With too few, yet far too many minutes left, pointless Pyke shuffled on for Eisa. Frankly Pyke merely made a major contribution to Bradford's safety. As Town squatted in the bush the substitutions weakened the striped structure. Bradford threw on younger, faster, fitter, bigger boys and got stronger. Each time we looked up the walls moved in a little tighter.
Ooh, shall we call this an attack? Town sporadically ventured beyond the thunderdome. Rose chased an egg and finally succeeded in falling over as he entered the penalty area. A Town corner, heads arose, another corner. Stop, that's enough.
As home thoughts turned to tea, and some home legs were already running up that road, running up that hill unaware they were tearing Town asunder, Bradford tried something freaky. They passed the ball to each other along the ground. Gilliead swinkled along an overgground pipeline out to perky Pointon. Efete and Arthur moved vaguely in his path. He espied friendly faces afar. A swirl, a pearly pass back to the edge of the area, Gilliead stepped back across Clifton and swiped through a tunnel into the bottomish left corner past the groping gloves of Eastwood.

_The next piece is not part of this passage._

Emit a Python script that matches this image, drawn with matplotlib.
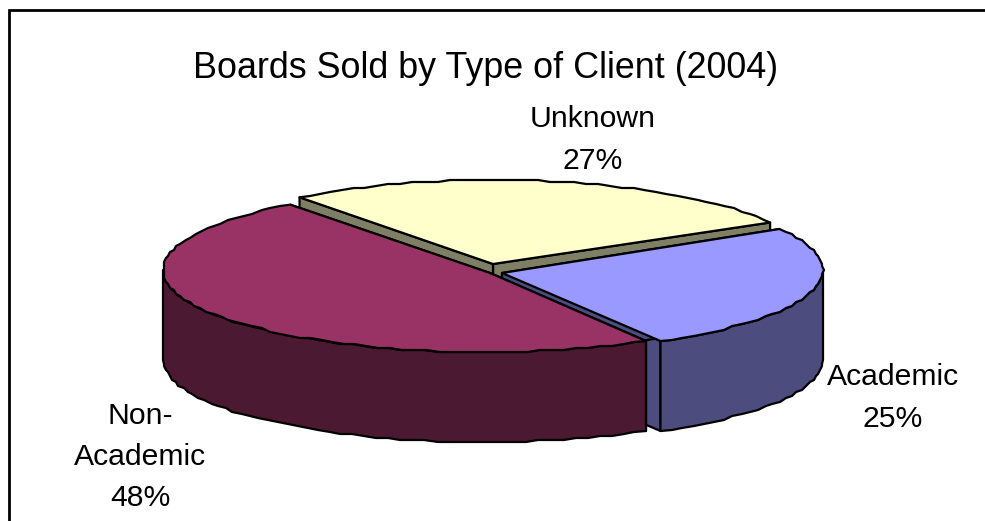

Six minutes were added. A barge and bundle into the Town box. Rodgers and Mullarkey squeezed the accordion and Afoka was booked for diving whilst driving. Three points on his licence and a stern telling off from the friendly local beat cop.
Town punting, Town pressing. Maher chucked, Lewis plucked. Maher chucked, Holohan befuddled widely. Maher chucked and Maher nonplussed with a non-cross, non-shot which drifted over the angles of posts and bars.
And then we all drifted home, seeking shelter in the shadows.
Town were magnificent, Town were mundane. Town were omnivorous and omnipresent, Town were absent and anonymous. Town were archetypically a Hurstian Town team. Dominant but defensive. They failed to find a way to lose this, so things are on the up!
Above all Town showed why they are always twelfth, even when they aren't.